A consortium of tobacco companies has taken the South African government to court in a bid to overturn the administration’s decision to ban the sale of alcohol and tobacco products during the Covid-19 pandemic.
Japan Tobacco International (JPI) and British American Tobacco South Africa (BATSA), together with The South Africa Tobacco Transformation Alliance (SATTA) claim the ban represents an unwarranted and unfair infringement of citizens’ rights. The tobacco giants are arguing that, rather than gaining the positive outcomes predicted by the government, prohibition will in fact lead to a reduction in vital tax revenues and a rise in the illicit trade of tobacco products, at the same time potentially imperilling the lockdown itself.

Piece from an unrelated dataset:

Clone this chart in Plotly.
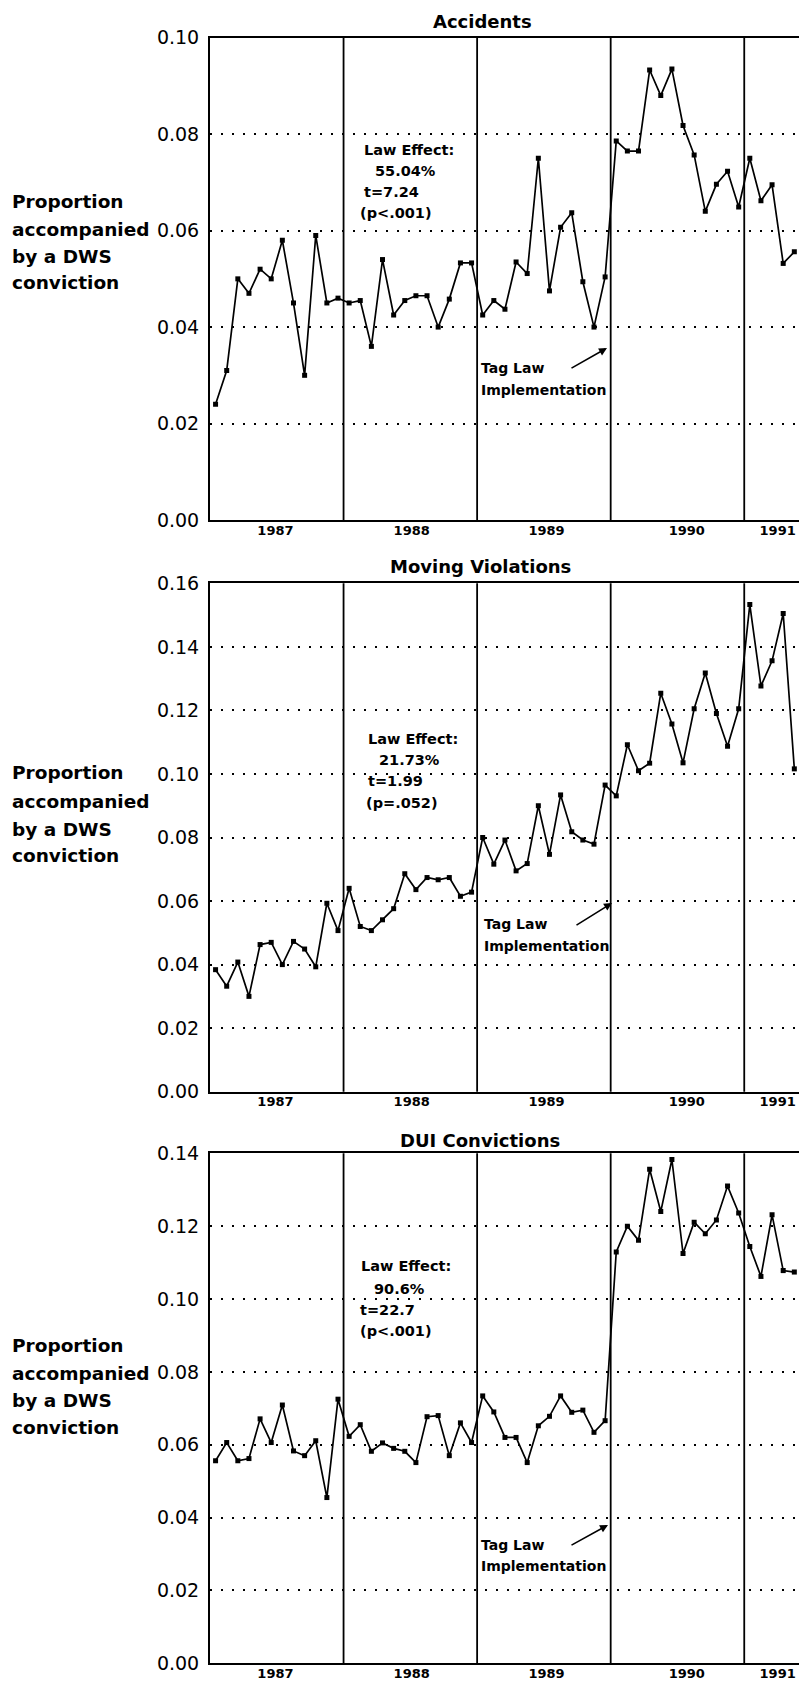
import plotly.graph_objects as go

# ---------------- data ----------------
years = [1987, 1988, 1989, 1990, 1991]
year_labels = ["1987", "1988", "1989", "1990", "1991"]
panel_titles = ["Accidents", "Moving Violations", "DUI Convictions"]

accidents = [0.024, 0.031, 0.050, 0.047, 0.052, 0.050, 0.058, 0.045, 0.030, 0.059, 0.045, 0.046,
             0.045, 0.0455, 0.036, 0.054, 0.0425, 0.0455, 0.0465, 0.0465, 0.040, 0.0458, 0.0533, 0.0533,
             0.0425, 0.0455, 0.0437, 0.0535, 0.0511, 0.075, 0.0475, 0.0607, 0.0637, 0.0494, 0.040, 0.0504,
             0.0786, 0.0765, 0.0765, 0.0933, 0.088, 0.0935, 0.0818, 0.0757, 0.064, 0.0696, 0.0723, 0.0649,
             0.075, 0.0662, 0.0695, 0.0532, 0.0556]

moving = [0.0384, 0.0332, 0.0408, 0.030, 0.0463, 0.047, 0.040, 0.0473, 0.0449, 0.0393, 0.0593, 0.0507,
          0.064, 0.052, 0.0507, 0.0541, 0.0576, 0.0686, 0.0636, 0.0674, 0.0667, 0.0674, 0.0615, 0.0628,
          0.080, 0.0716, 0.0792, 0.0695, 0.0718, 0.090, 0.0747, 0.0934, 0.0818, 0.0792, 0.0779, 0.0965,
          0.0931, 0.1092, 0.101, 0.1034, 0.1254, 0.1157, 0.1035, 0.1205, 0.1318, 0.119, 0.1087, 0.1205,
          0.1533, 0.1277, 0.1356, 0.1505, 0.1016]

dui = [0.0556, 0.0606, 0.0556, 0.0562, 0.0671, 0.0606, 0.0709, 0.0583, 0.057, 0.0611, 0.0455, 0.0725,
       0.0623, 0.0655, 0.0582, 0.0605, 0.059, 0.0582, 0.0551, 0.0677, 0.068, 0.057, 0.066, 0.0606,
       0.0734, 0.069, 0.062, 0.062, 0.0551, 0.0652, 0.0678, 0.0734, 0.0689, 0.0695, 0.0634, 0.0666,
       0.1129, 0.12, 0.1161, 0.1356, 0.124, 0.1383, 0.1125, 0.1211, 0.1179, 0.1217, 0.131, 0.1236,
       0.1144, 0.1062, 0.1231, 0.1078, 0.1074]

y_max = [0.10, 0.16, 0.14]

law_effect_texts = [
    ["Law Effect:", "55.04%", "t=7.24", "(p<.001)"],
    ["Law Effect:", "21.73%", "t=1.99", "(p=.052)"],
    ["Law Effect:", "90.6%", "t=22.7", "(p<.001)"],
]
ylabel_lines = ["Proportion", "accompanied", "by a DWS", "conviction"]
tag_lines = ["Tag Law", "Implementation"]

# ---------------- layout geometry ----------------
W, H = 799, 1685
def px(x):
    return x / W
def py(y):
    return 1 - y / H

series = [accidents, moving, dui]
panel_top = [37.7, 583.3, 1153.3]
panel_bot = [520.0, 1091.7, 1663.3]
title_y = [21.7, 566.7, 1140.7]
title_x = [482, 480, 480]
law_pos = [
    [(361.7, 150), (373, 171), (361.7, 192), (358.3, 213)],
    [(366, 739), (377, 760), (366, 781), (364, 803)],
    [(359, 1266), (372, 1289), (358, 1310), (358, 1331)],
]
ylabel_y = [[201, 229, 257, 283], [773, 801, 829, 855], [1345, 1373, 1400, 1427]]
tag_pos = [[(479, 368), (479, 390)], [(482, 924), (482, 946)], [(479, 1545), (479, 1566)]]
arrow_tail = [(570, 369), (575, 926), (570, 1546)]
arrow_tip = [(607, 348), (612, 903), (608, 1525)]

x_left_px = 210
x_range = [1987, 1991.41]
tick_pos = [1987.49, 1988.51, 1989.52, 1990.57, 1991.25]

FONT = "DejaVu Sans"

fig = go.Figure()
shapes = []
annotations = []
layout = dict(
    width=W, height=H,
    margin=dict(l=0, r=0, t=0, b=0, pad=0),
    paper_bgcolor="white", plot_bgcolor="white",
    showlegend=False,
    font=dict(family=FONT, color="black"),
)

for i, vals in enumerate(series):
    n = i + 1
    suf = "" if n == 1 else str(n)
    xs = [years[0] + (m + 0.5) / 12 for m in range(len(vals))]
    fig.add_trace(go.Scatter(
        x=xs, y=vals, mode="lines+markers",
        line=dict(color="black", width=1.7),
        marker=dict(symbol="square", size=5, color="black"),
        xaxis=f"x{suf}", yaxis=f"y{suf}", hoverinfo="skip",
    ))
    layout[f"xaxis{suf}"] = dict(
        domain=[px(x_left_px), 1], range=x_range, anchor=f"y{suf}",
        showline=True, mirror=True, linecolor="black", linewidth=2,
        showgrid=False, zeroline=False, ticks="",
        tickvals=tick_pos, ticktext=year_labels,
        tickfont=dict(family=FONT, size=13, weight="bold", color="black"),
        ticklabelstandoff=-3, ticklabeloverflow="allow",
        automargin=False, fixedrange=True,
    )
    layout[f"yaxis{suf}"] = dict(
        domain=[py(panel_bot[i]), py(panel_top[i])], range=[0, y_max[i]], anchor=f"x{suf}",
        dtick=0.02, tick0=0, tickformat=".2f",
        showline=True, mirror=False, linecolor="black", linewidth=2,
        showgrid=True, gridcolor="black", gridwidth=1.5, griddash="2px,9px",
        zeroline=False, ticks="",
        tickfont=dict(family=FONT, size=19, color="black"),
        ticklabelstandoff=5, automargin=False, fixedrange=True,
    )
    # year dividers
    for yr in years[1:]:
        shapes.append(dict(type="line", xref=f"x{suf}", yref=f"y{suf} domain",
                           x0=yr, x1=yr, y0=0, y1=1,
                           line=dict(color="black", width=1.8)))
    # title
    annotations.append(dict(text=f"<b>{panel_titles[i]}</b>", xref="paper", yref="paper",
                            x=px(title_x[i]), y=py(title_y[i]), xanchor="center", yanchor="middle",
                            showarrow=False, font=dict(family=FONT, size=18, color="black")))
    # y label lines
    for txt, yy in zip(ylabel_lines, ylabel_y[i]):
        annotations.append(dict(text=f"<b>{txt}</b>", xref="paper", yref="paper",
                                x=px(10), y=py(yy), xanchor="left", yanchor="middle",
                                showarrow=False, font=dict(family=FONT, size=18.5, color="black")))
    # law effect
    for txt, (lx, ly) in zip(law_effect_texts[i], law_pos[i]):
        annotations.append(dict(text=f"<b>{txt}</b>", xref="paper", yref="paper",
                                x=px(lx), y=py(ly), xanchor="left", yanchor="middle",
                                showarrow=False, font=dict(family=FONT, size=14.5, color="black")))
    # tag law
    for txt, (lx, ly) in zip(tag_lines, tag_pos[i]):
        annotations.append(dict(text=f"<b>{txt}</b>", xref="paper", yref="paper",
                                x=px(lx), y=py(ly), xanchor="left", yanchor="middle",
                                showarrow=False, font=dict(family=FONT, size=14, color="black")))
    tx, ty = arrow_tip[i]
    sx, sy = arrow_tail[i]
    annotations.append(dict(text="", xref="paper", yref="paper", x=px(tx), y=py(ty),
                            ax=sx - tx, ay=sy - ty, axref="pixel", ayref="pixel",
                            showarrow=True, arrowhead=2, arrowsize=1, arrowwidth=1.6,
                            arrowcolor="black", standoff=0, startstandoff=0))

layout["shapes"] = shapes
layout["annotations"] = annotations
fig.update_layout(**layout)

fig.write_html("out.html", config={"displayModeBar": False},
               post_script="document.body.style.margin='0';document.body.style.overflow='hidden';")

Voicing concerns over the negative impact of the government crackdown is a savvy move by an industry looking to validate its commercially motivated call for a repeal of the legislation. Those South Africans – including some civil society groups – who have taken a stand against the ban will certainly be keen to hitch their wagon to anything that emphasises its defects.
Smuggling is on the rise
There’s little doubt that Pretoria’s ban on tobacco sales has led to a smuggling boom. Despite the erection of a 25-mile coronavirus control fence along the border between South Africa and neighbouring Zimbabwe in April, tobacco consignments are still been transported every day through hundreds of illegal entry points.